Besides, members of the fandom have much better things to do, such as designing their ideal fursuit that best represents their shaggier side. Most put together their fursuits themselves.
The average full fursuit can cost up to a couple thousand dollars, depending on the designer and the detail. There are a few fursuit categories, including the quadsuit or the partial fursuit, where it’s just the head, tail and paws. A full fursuit may even feature digitigrade legs, which are achieved by sewing two banana-shaped pillows into the legs to imitate the appearance of actual animal morphology. For those who can’t afford intricate fursuits, some ears and a tail will do.
Back at Fireside Lanes, Phyllis Franklin, a regular bowler, walks up to a pack of multicolored canines to ask questions. She says she has been curious and doesn’t see the harm in a little fluff.

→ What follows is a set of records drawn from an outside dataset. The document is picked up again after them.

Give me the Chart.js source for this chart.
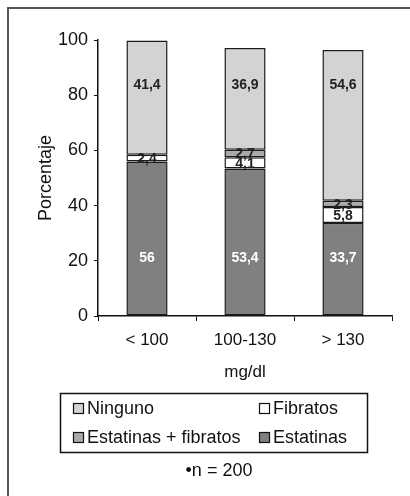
<!DOCTYPE html>
<html>
<head>
<meta charset="utf-8">
<script src="https://cdn.jsdelivr.net/npm/chart.js@4"></script>
<style>
  html, body { margin: 0; padding: 0; background: #fff; }
  #wrap { position: relative; width: 410px; height: 496px; overflow: hidden; }
  #frame { position: absolute; left: 7px; top: 7px; width: 420px; height: 500px;
           border-left: 2px solid #555; border-top: 2px solid #555; }
  canvas { position: absolute; left: 0; top: 0; }
</style>
</head>
<body>
<div id="wrap">
  <div id="frame"></div>
  <canvas id="myChart" width="410" height="496"></canvas>
</div>
<script>
// categories (LDL groups) and series values in %
const categories = ['< 100', '100-130', '> 130'];
const estatinas = [56, 53.4, 33.7];
const fibratos = [2.4, 4.1, 5.8];
const estatinasFibratos = [null, 2.7, 2.3];
const ninguno = [41.4, 36.9, 54.6];
const yTicks = [0, 20, 40, 60, 80, 100];
const footnote = '\u2022n = 200';

const FONT = "'Liberation Sans', Arial, sans-serif";

// draws the number inside every bar segment
const valueLabels = {
  id: 'valueLabels',
  afterDatasetsDraw(chart) {
    const ctx = chart.ctx;
    const y = chart.scales.y;
    ctx.save();
    ctx.font = 'bold 14px ' + FONT;
    ctx.textAlign = 'center';
    ctx.textBaseline = 'middle';
    chart.data.datasets.forEach((ds, i) => {
      const meta = chart.getDatasetMeta(i);
      meta.data.forEach((bar, j) => {
        const v = ds.data[j];
        if (v == null) return;
        let py = (bar.y + bar.base) / 2;
        if (ds.labelAt != null) py = y.getPixelForValue(ds.labelAt);
        ctx.fillStyle = ds.labelColor;
        ctx.fillText(String(v).replace('.', ','), bar.x, py + 1);
      });
    });
    ctx.restore();
  }
};

// boxed legend in two columns + footnote
const boxLegend = {
  id: 'boxLegend',
  afterDraw(chart) {
    const ctx = chart.ctx;
    const ds = chart.data.datasets.slice().reverse(); // Ninguno, E+F, Fibratos, Estatinas
    ctx.save();
    ctx.strokeStyle = '#111';
    ctx.lineWidth = 1.5;
    ctx.strokeRect(60.5, 393.5, 307, 59);
    const cols = [73, 259];
    const rows = [408, 437];
    ctx.font = '18px ' + FONT;
    ctx.textBaseline = 'middle';
    ctx.textAlign = 'left';
    ds.forEach((d, k) => {
      const cx = cols[Math.floor(k / 2)];
      const cy = rows[k % 2];
      ctx.fillStyle = d.backgroundColor;
      ctx.fillRect(cx, cy - 5, 11, 11);
      ctx.lineWidth = 1.2;
      ctx.strokeStyle = '#111';
      ctx.strokeRect(cx + 0.5, cy - 4.5, 10, 10);
      ctx.fillStyle = '#111';
      ctx.fillText(d.label, cx + 14, cy + 1);
    });
    ctx.textAlign = 'center';
    ctx.fillText(footnote, 219, 471);
    ctx.restore();
  }
};

const ctx = document.getElementById('myChart').getContext('2d');
new Chart(ctx, {
  type: 'bar',
  data: {
    labels: categories,
    datasets: [
      { label: 'Estatinas', data: estatinas, backgroundColor: '#808080', labelColor: '#fff', labelAt: 21.5 },
      { label: 'Fibratos', data: fibratos, backgroundColor: '#ffffff', labelColor: '#222' },
      { label: 'Estatinas + fibratos', data: estatinasFibratos, backgroundColor: '#a9a9a9', labelColor: '#222' },
      { label: 'Ninguno', data: ninguno, backgroundColor: '#d3d3d3', labelColor: '#222', labelAt: 84 }
    ].map(d => Object.assign(d, {
      borderColor: '#1a1a1a',
      borderWidth: 1.5,
      borderSkipped: false,
      categoryPercentage: 1,
      barPercentage: 0.42
    }))
  },
  options: {
    responsive: false,
    animation: false,
    layout: { padding: { left: 8, right: 18, top: 40, bottom: 110 } },
    plugins: {
      legend: { display: false },
      tooltip: { enabled: false }
    },
    scales: {
      x: {
        stacked: true,
        afterFit: s => { s.height = 70; },
        border: { display: true, color: '#111', width: 1.5 },
        grid: { drawOnChartArea: false, drawTicks: true, tickLength: 5, color: '#111', offset: true },
        ticks: { color: '#111', font: { family: FONT, size: 17 }, padding: 9 },
        title: { display: true, text: 'mg/dl', color: '#111', font: { family: FONT, size: 17 }, padding: { top: 3, bottom: 3 } }
      },
      y: {
        stacked: true,
        min: 0,
        max: 100,
        afterFit: s => { s.width = 90; },
        afterBuildTicks: s => { s.ticks = yTicks.map(v => ({ value: v })); },
        border: { display: true, color: '#111', width: 1.5 },
        grid: { drawOnChartArea: false, drawTicks: true, tickLength: 4, color: '#111' },
        ticks: { color: '#111', font: { family: FONT, size: 18 }, padding: 6 },
        title: { display: true, text: 'Porcentaje', color: '#111', font: { family: FONT, size: 18 }, padding: { top: 27, bottom: 0 } }
      }
    }
  },
  plugins: [valueLabels, boxLegend]
});
</script>
</body>
</html>
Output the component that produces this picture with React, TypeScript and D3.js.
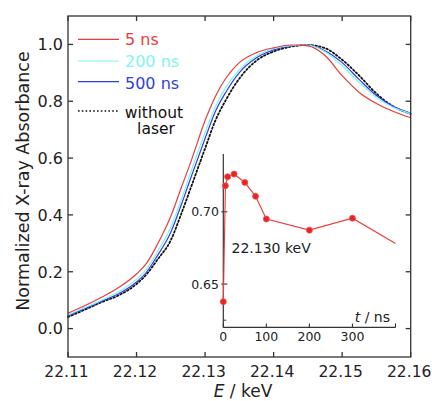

“To each his own,” Franklin says. “They’re there, they’re having fun, they’re having a good time, so good for them.”
On the other side of the bowling alley, a group of furries line dance along with some non-furries to V.I.C.’s “Wobble.” Meanwhile, at lane three, Zamora and his other fuzzy friends laugh at themselves while struggling to pick up bowling balls with their fursuit paws.
“I never would have thought in a million years that a character I created out of [my] mind would do so much for me as a person and for my life,” Zamora says.